The poll indicates that the majority of Americans oppose the granting of economic aid to the Palestinians. Apparently, the average American’s support for Israel rises the more he or she are in tune with global events.
Expectations for Middle East peace have dropped in the U.S. since Hamas’ elections victory, with most Americans contending the U.S. should maintain diplomatic relations with the Palestinians only if they recognize Israel’s right to exist.
According to the poll, two out of three Americans believe the Arab countries will never agree to live in peace beside Israel; 44 percent say diplomatic relations with the Palestinians should continue only if Hamas recognizes Israel, while 22 percent believe talks should be held with the organization in any case.

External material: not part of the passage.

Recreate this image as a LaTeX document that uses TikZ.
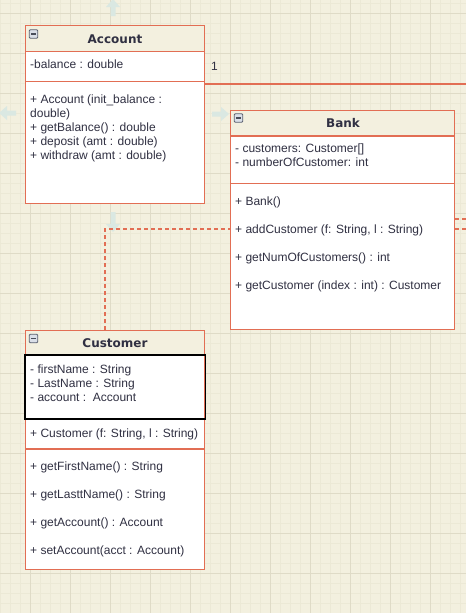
\documentclass[tikz,border=0pt]{standalone}
\usepackage{fontspec}
\setmainfont{Liberation Sans}
\newfontfamily\titlefont{DejaVu Sans}
\usetikzlibrary{calc}
\definecolor{bg}{RGB}{243,240,223}
\definecolor{gminor}{RGB}{236,233,214}
\definecolor{gmajor}{RGB}{223,219,199}
\definecolor{bord}{RGB}{226,110,84}
\definecolor{txtc}{RGB}{48,48,66}
\definecolor{ghostc}{RGB}{218,232,226}
\definecolor{iconfill}{RGB}{218,223,232}
\definecolor{iconbord}{RGB}{90,96,112}
\begin{document}
\begin{tikzpicture}[x=1pt,y=-1pt,
  box/.style={draw=bord, fill=white, line width=1.2pt, inner sep=0pt, anchor=north west},
  sep/.style={draw=bord, line width=1.2pt},
  txt/.style={text=txtc, font=\fontsize{12}{14}\selectfont, inner sep=0pt, anchor=base west},
  ttl/.style={text=txtc, font=\titlefont\bfseries\fontsize{12}{14}\selectfont, inner sep=0pt, anchor=base},
  minbox/.style={draw=iconbord, fill=iconfill, line width=0.8pt, rounded corners=1pt, minimum size=8.5pt, inner sep=0pt},
  minus/.style={draw=iconbord!80!black, line width=1.2pt},
  minorg/.style={draw=gminor, line width=0.6pt},
  majorg/.style={draw=gmajor, line width=1pt},
  assoc/.style={draw=bord, line width=1.2pt},
  dep/.style={draw=bord, line width=1.2pt, dash pattern=on 4pt off 3pt},
  ghost/.style={fill=ghostc}
]
\useasboundingbox (0,0) rectangle (466,613);
\fill[bg] (0,0) rectangle (466,613);
% grid
\foreach \x in {0,10,...,460} \draw[minorg] (\x,0) -- (\x,613);
\foreach \y in {3,13,...,613} \draw[minorg] (0,\y) -- (466,\y);
\foreach \x in {30,70,...,430} \draw[majorg] (\x,0) -- (\x,613);
\foreach \y in {13,53,...,613} \draw[majorg] (0,\y) -- (466,\y);

% ghost connection arrows
\fill[ghost] (113,-1) -- (120,7) -- (115.5,7) -- (115.5,16) -- (110.5,16) -- (110.5,7) -- (106,7) -- cycle;
\fill[ghost] (-1,113) -- (7,106) -- (7,110.5) -- (16,110.5) -- (16,115.5) -- (7,115.5) -- (7,120) -- cycle;
\fill[ghost] (229,114) -- (221,107) -- (221,111.5) -- (212,111.5) -- (212,116.5) -- (221,116.5) -- (221,121) -- cycle;
\fill[ghost] (113,232) -- (120,224) -- (115.5,224) -- (115.5,212) -- (110.5,212) -- (110.5,224) -- (106,224) -- cycle;

% connectors
\coordinate (accR) at (466,84);
\coordinate (bend) at (105,229);
\coordinate (r1) at (466,219);
\coordinate (r2) at (466,229);

% ---------- Account ----------
\node[box, minimum width=179pt, minimum height=178pt] (account) at (25,25) {};
\fill[bg] ([shift={(0.6,0.6)}]account.north west) rectangle ($(account.north east)+(-0.6,26.5)$);
\draw[sep] ($(account.north west)+(0,26.5)$) -- ($(account.north east)+(0,26.5)$);
\draw[sep] ($(account.north west)+(0,56.5)$) -- ($(account.north east)+(0,56.5)$);
\node[draw=bord, line width=1.2pt, inner sep=0pt, anchor=north west, minimum width=179pt, minimum height=178pt] (accountb) at (25,25) {};
\node[minbox] (accmin) at (33.5,34) {};
\draw[minus] ($(accmin.center)+(-2.5,0)$) -- ($(accmin.center)+(2.5,0)$);
\node[ttl] (acct) at (115,43) {Account};
\node[txt] (acca1) at (30,68) {-balance : double};
\node[txt] (accm1) at (30,103) {+ Account (init\_balance :};
\node[txt] (accm2) at (30,117) {double)};
\node[txt] (accm3) at (30,131) {+ getBalance() : double};
\node[txt] (accm4) at (30,145) {+ deposit (amt : double)};
\node[txt] (accm5) at (30,159) {+ withdraw (amt : double)};

% ---------- Bank ----------
\node[box, minimum width=224pt, minimum height=219pt] (bank) at (230,110) {};
\fill[bg] ([shift={(0.6,0.6)}]bank.north west) rectangle ($(bank.north east)+(-0.6,26)$);
\draw[sep] ($(bank.north west)+(0,26)$) -- ($(bank.north east)+(0,26)$);
\draw[sep] ($(bank.north west)+(0,73.5)$) -- ($(bank.north east)+(0,73.5)$);
\node[draw=bord, line width=1.2pt, inner sep=0pt, anchor=north west, minimum width=224pt, minimum height=219pt] (bankb) at (230,110) {};
\node[minbox] (bankmin) at (238.5,118) {};
\draw[minus] ($(bankmin.center)+(-2.5,0)$) -- ($(bankmin.center)+(2.5,0)$);
\node[ttl] (bankt) at (343,127) {Bank};
\node[txt] (banka1) at (235,152) {- customers: Customer[]};
\node[txt] (banka2) at (235,166) {- numberOfCustomer: int};
\node[txt] (bankm1) at (235,205) {+ Bank()};
\node[txt] (bankm2) at (235,233) {+ addCustomer (f: String, l : String)};
\node[txt] (bankm3) at (235,261) {+ getNumOfCustomers() : int};
\node[txt] (bankm4) at (235,289) {+ getCustomer (index : int) : Customer};

% ---------- Customer ----------
\node[box, minimum width=179pt, minimum height=239pt] (customer) at (25,330) {};
\fill[bg] ([shift={(0.6,0.6)}]customer.north west) rectangle ($(customer.north east)+(-0.6,25)$);
\draw[sep] ($(customer.north west)+(0,119)$) -- ($(customer.north east)+(0,119)$);
\node[draw=bord, line width=1.2pt, inner sep=0pt, anchor=north west, minimum width=179pt, minimum height=239pt] (customerb) at (25,330) {};
\draw[black, line width=1.2pt] ($(customer.north west)+(0,25)$) rectangle ($(customer.north east)+(0,89)$);
\node[minbox] (custmin) at (33.5,338.5) {};
\draw[minus] ($(custmin.center)+(-2.5,0)$) -- ($(custmin.center)+(2.5,0)$);
\node[ttl] (custt) at (115,347) {Customer};
\node[txt] (custa1) at (30,373) {- firstName : String};
\node[txt] (custa2) at (30,387) {- LastName : String};
\node[txt] (custa3) at (30,401) {- account :\ \ Account};
\node[txt] (custc1) at (30,437) {+ Customer (f: String, l : String)};
\node[txt] (custm1) at (30,470) {+ getFirstName() : String};
\node[txt] (custm2) at (30,498) {+ getLasttName() : String};
\node[txt] (custm3) at (30,526) {+ getAccount() : Account};
\node[txt] (custm4) at (30,554) {+ setAccount(acct : Account)};

% ---------- connectors ----------
\draw[assoc] (account.east |- accR) -- (accR);
\node[txt] (mult) at (211,70) {1};
\draw[dep] (customer.north -| bend) -- (bend) -- (bank.west |- bend);
\draw[dep] (bank.east |- r1) -- (r1);
\draw[dep] (bank.east |- r2) -- (r2);
\end{tikzpicture}
\end{document}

The poll shows that 57 percent of Americans oppose the granting of economic aid to the Palestinians; 30 percent said they would support aid should the Palestinians recognize Israel, and only 5 percent said they back monetary assistance to the Palestinians regardless of their position on Israel.
'U.S. is a great friend and ally'
Support for Israel in the U.S. was higher (64 percent) only during the Gulf War in 1991, when Iraq fired Scud missiles at Israel. On the eve of the latest war in Iraq support for Israel climbed to 58 percent. Support for the Palestinians reached a new high of 18 percent in the last two years, but currently dropped to 15 percent.
American support for the Palestinians dropped to an all-time low of seven percent in the aftermath of the September 11 attacks.
According to the Gallup poll, 77 percent of Republicans support Israel, as opposed to only 50 percent of Democrats. Americans who follow the news tend to support Israel more than those who are not as in tune with global affairs by a ration of 66 to 59 percent.
Israel’s Ambassador to the U.N. Danny Ayalon responded to the poll by saying that “the findings prove once again that the U.S. is a great friend and ally of Israel, not only with regards to the decision-makers in Washington but to the American public from coast to coast.”